Only lines holding the string "LaTeX" are wanted; copy each one from the material.

* begin Task inputs *

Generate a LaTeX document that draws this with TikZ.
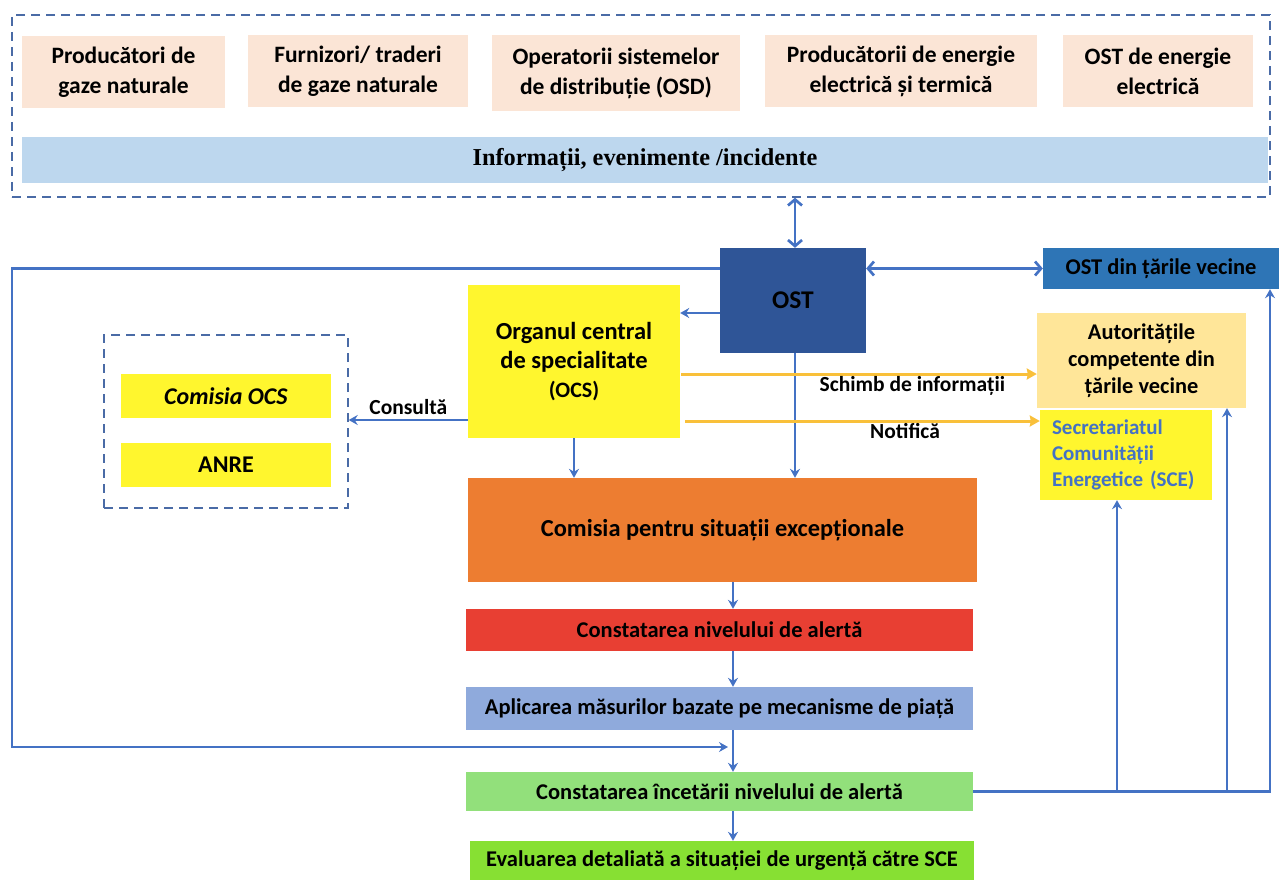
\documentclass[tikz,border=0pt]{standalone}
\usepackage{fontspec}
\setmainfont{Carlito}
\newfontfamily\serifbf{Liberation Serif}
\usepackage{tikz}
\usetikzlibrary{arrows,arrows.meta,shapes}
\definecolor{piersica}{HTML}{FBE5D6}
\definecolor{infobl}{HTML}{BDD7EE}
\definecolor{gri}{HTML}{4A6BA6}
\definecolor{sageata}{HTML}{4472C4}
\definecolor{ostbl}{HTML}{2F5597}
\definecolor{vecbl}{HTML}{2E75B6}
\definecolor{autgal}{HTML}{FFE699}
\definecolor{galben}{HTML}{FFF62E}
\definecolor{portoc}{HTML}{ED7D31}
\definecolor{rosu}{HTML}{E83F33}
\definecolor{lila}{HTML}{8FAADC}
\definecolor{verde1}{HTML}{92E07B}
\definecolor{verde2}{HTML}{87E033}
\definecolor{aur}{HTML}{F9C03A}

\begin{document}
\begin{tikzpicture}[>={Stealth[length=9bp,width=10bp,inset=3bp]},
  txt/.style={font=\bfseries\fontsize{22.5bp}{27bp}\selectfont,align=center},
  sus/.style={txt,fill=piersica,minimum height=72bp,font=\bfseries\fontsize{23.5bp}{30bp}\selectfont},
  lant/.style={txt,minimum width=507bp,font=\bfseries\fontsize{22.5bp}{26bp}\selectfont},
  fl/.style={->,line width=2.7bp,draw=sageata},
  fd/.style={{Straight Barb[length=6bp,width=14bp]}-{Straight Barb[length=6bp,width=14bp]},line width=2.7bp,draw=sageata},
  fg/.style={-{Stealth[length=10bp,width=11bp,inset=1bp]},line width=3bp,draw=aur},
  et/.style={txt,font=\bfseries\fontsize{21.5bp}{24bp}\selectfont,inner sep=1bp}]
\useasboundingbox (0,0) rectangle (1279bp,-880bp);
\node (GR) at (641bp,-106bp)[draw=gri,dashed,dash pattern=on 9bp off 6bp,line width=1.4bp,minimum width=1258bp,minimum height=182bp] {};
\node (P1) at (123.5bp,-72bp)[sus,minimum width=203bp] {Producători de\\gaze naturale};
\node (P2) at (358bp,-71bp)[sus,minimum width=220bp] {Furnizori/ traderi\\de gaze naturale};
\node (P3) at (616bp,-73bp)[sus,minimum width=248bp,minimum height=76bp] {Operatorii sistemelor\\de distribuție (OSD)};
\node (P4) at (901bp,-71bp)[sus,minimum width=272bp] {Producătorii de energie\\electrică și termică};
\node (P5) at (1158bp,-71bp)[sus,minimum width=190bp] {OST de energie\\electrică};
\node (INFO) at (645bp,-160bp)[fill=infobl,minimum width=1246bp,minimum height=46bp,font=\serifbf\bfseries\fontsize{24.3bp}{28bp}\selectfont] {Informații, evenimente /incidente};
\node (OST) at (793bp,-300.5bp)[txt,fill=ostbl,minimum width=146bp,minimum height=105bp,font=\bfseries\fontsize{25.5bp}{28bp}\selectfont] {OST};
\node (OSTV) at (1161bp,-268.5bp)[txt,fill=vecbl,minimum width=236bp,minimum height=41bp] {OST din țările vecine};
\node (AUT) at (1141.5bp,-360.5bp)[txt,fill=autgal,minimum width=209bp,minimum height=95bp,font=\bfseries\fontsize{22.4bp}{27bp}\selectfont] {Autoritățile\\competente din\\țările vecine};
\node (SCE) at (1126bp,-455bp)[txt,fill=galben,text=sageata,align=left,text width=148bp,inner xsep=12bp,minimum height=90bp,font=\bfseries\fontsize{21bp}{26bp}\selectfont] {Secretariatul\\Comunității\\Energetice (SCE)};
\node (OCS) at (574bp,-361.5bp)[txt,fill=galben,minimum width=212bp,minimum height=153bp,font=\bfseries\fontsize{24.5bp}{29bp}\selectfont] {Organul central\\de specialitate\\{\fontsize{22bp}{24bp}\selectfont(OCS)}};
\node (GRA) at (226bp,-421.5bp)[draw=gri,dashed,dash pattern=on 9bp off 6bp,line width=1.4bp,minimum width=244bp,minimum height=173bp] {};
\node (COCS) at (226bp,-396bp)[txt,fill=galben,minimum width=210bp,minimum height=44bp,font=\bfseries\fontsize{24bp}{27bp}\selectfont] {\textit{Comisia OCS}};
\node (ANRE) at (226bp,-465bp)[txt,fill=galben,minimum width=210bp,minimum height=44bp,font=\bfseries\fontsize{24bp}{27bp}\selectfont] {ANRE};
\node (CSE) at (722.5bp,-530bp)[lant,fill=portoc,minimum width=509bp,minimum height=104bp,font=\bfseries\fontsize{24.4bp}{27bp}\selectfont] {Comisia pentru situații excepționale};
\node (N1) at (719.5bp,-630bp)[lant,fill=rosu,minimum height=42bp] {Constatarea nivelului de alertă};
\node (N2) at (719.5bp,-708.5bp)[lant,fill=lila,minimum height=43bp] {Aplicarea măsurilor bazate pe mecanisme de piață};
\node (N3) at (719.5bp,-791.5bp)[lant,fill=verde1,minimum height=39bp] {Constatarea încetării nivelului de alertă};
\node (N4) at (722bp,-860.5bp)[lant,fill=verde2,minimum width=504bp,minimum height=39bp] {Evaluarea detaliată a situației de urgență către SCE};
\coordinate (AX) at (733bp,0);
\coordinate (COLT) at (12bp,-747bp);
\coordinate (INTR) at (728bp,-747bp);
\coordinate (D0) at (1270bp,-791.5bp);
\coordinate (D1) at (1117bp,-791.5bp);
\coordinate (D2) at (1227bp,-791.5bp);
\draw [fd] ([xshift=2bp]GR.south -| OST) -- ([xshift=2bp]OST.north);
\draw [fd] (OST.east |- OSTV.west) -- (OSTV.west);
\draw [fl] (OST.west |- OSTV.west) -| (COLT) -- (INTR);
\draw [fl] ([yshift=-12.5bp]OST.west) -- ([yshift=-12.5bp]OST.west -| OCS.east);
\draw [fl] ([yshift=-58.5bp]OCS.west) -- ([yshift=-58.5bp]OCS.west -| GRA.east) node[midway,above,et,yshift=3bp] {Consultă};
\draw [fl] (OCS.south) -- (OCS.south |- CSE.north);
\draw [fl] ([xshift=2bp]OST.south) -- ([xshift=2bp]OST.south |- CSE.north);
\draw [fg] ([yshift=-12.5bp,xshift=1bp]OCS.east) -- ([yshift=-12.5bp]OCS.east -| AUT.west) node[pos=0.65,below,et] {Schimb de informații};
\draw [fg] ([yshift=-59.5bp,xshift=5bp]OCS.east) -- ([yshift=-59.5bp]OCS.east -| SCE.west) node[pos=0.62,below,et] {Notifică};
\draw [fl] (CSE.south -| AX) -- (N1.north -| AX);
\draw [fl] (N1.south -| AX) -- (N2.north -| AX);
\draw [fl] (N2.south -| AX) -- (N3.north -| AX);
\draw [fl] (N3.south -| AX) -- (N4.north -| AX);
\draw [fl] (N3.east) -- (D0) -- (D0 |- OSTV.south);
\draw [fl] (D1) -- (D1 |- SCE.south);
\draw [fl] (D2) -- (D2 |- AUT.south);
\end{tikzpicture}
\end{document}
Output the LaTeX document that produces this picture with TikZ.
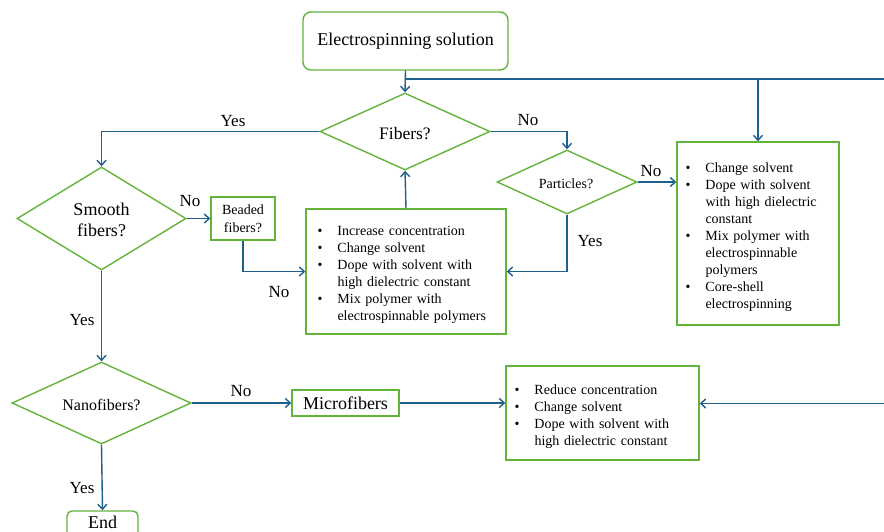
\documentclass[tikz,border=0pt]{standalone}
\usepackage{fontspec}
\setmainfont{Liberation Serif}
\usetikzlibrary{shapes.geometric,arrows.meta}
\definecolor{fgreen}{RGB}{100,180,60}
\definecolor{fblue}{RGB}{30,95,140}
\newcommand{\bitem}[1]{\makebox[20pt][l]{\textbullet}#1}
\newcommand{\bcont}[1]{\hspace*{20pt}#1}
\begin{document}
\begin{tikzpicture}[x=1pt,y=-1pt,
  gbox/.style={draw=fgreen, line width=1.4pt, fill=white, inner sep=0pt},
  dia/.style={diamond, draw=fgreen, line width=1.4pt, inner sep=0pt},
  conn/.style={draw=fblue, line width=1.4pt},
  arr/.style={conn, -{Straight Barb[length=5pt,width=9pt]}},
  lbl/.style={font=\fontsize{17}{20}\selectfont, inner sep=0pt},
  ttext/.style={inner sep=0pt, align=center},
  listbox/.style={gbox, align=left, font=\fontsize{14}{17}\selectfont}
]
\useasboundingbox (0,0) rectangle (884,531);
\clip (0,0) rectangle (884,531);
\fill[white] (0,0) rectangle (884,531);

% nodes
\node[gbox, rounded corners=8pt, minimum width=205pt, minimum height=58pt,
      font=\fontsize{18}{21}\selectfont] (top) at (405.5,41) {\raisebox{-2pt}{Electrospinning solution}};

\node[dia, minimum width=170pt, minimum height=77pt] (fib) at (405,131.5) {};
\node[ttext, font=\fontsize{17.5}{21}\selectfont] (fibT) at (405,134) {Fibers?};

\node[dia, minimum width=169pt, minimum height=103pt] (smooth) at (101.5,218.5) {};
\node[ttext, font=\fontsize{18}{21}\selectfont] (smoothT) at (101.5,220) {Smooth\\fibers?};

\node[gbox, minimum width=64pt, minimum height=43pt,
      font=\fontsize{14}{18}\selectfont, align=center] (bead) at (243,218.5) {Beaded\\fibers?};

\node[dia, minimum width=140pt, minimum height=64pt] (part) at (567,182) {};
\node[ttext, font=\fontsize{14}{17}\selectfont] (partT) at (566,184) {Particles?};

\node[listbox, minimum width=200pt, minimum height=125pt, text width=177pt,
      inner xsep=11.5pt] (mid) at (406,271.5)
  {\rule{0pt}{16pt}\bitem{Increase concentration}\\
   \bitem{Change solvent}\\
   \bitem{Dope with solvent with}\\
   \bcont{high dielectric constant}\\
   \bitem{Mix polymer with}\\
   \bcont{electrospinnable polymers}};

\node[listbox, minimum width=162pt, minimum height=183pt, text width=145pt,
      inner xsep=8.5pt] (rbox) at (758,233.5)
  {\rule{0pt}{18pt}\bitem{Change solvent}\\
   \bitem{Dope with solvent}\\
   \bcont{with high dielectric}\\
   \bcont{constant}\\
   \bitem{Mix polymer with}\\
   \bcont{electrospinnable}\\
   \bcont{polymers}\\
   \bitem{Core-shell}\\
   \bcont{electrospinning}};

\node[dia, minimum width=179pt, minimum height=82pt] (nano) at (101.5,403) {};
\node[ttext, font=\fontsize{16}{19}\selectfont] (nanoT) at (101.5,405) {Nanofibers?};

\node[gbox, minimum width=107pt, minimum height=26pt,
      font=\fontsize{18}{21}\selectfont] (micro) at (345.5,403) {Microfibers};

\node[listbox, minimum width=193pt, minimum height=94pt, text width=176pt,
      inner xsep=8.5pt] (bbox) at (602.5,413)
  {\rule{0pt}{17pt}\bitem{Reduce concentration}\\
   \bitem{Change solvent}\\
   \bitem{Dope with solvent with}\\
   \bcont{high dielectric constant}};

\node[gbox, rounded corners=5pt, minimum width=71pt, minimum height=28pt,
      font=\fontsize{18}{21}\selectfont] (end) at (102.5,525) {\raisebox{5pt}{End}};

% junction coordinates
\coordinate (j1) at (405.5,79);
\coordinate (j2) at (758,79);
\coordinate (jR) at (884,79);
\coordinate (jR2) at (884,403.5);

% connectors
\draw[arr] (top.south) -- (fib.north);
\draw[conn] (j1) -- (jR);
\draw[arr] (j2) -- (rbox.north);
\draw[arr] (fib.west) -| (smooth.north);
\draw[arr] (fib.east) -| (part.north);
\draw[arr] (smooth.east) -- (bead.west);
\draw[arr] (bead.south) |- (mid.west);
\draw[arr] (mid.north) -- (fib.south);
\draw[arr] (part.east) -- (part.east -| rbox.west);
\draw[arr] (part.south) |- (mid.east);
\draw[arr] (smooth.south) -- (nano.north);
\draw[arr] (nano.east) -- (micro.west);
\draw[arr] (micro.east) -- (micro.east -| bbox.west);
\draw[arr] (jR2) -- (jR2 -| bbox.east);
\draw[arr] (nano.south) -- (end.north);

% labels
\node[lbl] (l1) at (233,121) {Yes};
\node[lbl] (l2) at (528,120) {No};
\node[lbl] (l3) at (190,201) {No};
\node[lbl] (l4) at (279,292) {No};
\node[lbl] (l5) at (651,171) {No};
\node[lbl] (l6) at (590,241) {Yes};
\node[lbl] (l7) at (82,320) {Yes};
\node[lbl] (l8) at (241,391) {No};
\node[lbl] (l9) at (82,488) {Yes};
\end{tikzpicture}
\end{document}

* end Task inputs *

Exercise output ->
Generate a LaTeX document that draws this with TikZ.
Output the LaTeX document that produces this picture with TikZ.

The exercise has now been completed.